Recorded information –
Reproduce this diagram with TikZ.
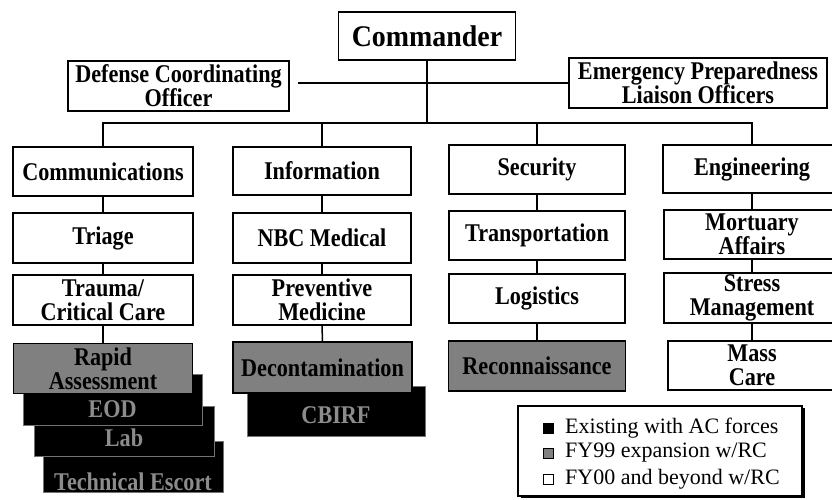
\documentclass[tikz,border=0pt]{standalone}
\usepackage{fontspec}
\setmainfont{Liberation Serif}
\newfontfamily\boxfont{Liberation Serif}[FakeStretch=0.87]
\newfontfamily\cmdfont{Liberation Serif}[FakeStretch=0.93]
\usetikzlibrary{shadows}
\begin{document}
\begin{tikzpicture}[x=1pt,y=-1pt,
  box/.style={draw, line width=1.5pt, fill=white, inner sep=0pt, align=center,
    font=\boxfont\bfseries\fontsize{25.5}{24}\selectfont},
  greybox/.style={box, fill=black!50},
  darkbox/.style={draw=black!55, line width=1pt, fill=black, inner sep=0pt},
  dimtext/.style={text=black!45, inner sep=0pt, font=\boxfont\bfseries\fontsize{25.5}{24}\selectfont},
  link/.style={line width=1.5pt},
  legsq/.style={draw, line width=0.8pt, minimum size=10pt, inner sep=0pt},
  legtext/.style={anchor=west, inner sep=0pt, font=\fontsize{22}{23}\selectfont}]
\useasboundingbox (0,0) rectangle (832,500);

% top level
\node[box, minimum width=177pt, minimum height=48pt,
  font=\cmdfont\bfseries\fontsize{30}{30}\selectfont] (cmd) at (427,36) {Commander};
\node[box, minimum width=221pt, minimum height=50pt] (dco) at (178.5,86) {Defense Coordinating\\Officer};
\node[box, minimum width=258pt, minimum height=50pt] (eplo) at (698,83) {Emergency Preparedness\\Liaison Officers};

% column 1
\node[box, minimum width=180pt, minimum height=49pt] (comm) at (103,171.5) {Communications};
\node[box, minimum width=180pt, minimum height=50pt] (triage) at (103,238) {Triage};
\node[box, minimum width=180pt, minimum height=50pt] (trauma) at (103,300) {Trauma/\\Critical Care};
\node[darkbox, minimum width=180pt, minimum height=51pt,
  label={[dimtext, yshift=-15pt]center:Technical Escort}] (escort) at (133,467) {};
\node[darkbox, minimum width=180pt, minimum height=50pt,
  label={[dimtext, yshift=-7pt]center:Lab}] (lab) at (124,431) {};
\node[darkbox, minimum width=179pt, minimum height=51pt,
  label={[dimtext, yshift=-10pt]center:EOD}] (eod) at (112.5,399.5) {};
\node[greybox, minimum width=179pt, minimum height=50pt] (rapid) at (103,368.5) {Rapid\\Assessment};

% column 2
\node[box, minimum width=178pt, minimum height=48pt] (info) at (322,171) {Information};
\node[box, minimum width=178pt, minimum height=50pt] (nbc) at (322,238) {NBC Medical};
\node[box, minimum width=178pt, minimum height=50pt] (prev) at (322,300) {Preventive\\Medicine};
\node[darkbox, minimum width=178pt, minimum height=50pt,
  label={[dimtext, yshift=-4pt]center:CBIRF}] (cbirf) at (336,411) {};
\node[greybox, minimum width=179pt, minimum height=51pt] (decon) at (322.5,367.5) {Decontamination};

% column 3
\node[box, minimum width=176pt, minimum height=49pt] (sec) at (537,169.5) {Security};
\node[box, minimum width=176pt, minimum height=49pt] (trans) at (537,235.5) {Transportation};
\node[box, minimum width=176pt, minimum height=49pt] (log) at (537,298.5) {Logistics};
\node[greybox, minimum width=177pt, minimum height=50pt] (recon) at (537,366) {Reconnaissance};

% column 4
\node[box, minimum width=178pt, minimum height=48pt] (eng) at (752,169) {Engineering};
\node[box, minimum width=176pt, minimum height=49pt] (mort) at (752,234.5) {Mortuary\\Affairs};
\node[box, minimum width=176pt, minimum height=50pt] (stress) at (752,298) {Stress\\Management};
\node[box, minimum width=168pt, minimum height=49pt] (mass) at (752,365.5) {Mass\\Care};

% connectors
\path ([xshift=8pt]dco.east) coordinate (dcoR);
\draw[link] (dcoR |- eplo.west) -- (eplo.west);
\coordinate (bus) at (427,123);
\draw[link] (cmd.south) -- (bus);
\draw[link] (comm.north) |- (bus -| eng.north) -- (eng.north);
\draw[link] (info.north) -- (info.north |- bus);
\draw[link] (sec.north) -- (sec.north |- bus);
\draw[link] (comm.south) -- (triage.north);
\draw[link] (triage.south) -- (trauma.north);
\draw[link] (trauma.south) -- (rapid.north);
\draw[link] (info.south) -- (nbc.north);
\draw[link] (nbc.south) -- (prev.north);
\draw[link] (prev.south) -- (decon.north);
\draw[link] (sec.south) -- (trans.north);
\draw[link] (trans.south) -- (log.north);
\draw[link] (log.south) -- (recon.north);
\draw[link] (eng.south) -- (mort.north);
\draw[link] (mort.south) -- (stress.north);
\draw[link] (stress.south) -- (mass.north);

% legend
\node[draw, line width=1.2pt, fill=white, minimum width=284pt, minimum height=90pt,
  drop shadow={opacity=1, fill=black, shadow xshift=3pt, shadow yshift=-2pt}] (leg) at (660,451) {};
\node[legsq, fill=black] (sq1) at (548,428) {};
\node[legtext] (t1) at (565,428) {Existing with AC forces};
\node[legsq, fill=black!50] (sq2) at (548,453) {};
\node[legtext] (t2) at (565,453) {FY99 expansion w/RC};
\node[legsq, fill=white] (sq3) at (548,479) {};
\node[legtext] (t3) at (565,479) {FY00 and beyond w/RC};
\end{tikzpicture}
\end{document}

What needs to be done –
Look at the listing and set down only the lines from its start through the line with "minimum width=258pt, minimum", word for word and without pictures.

Solution to this exercise –
Reproduce this diagram with TikZ.
\documentclass[tikz,border=0pt]{standalone}
\usepackage{fontspec}
\setmainfont{Liberation Serif}
\newfontfamily\boxfont{Liberation Serif}[FakeStretch=0.87]
\newfontfamily\cmdfont{Liberation Serif}[FakeStretch=0.93]
\usetikzlibrary{shadows}
\begin{document}
\begin{tikzpicture}[x=1pt,y=-1pt,
  box/.style={draw, line width=1.5pt, fill=white, inner sep=0pt, align=center,
    font=\boxfont\bfseries\fontsize{25.5}{24}\selectfont},
  greybox/.style={box, fill=black!50},
  darkbox/.style={draw=black!55, line width=1pt, fill=black, inner sep=0pt},
  dimtext/.style={text=black!45, inner sep=0pt, font=\boxfont\bfseries\fontsize{25.5}{24}\selectfont},
  link/.style={line width=1.5pt},
  legsq/.style={draw, line width=0.8pt, minimum size=10pt, inner sep=0pt},
  legtext/.style={anchor=west, inner sep=0pt, font=\fontsize{22}{23}\selectfont}]
\useasboundingbox (0,0) rectangle (832,500);

% top level
\node[box, minimum width=177pt, minimum height=48pt,
  font=\cmdfont\bfseries\fontsize{30}{30}\selectfont] (cmd) at (427,36) {Commander};
\node[box, minimum width=221pt, minimum height=50pt] (dco) at (178.5,86) {Defense Coordinating\\Officer};
\node[box, minimum width=258pt, minimum height=50pt] (eplo) at (698,83) {Emergency Preparedness\\Liaison Officers};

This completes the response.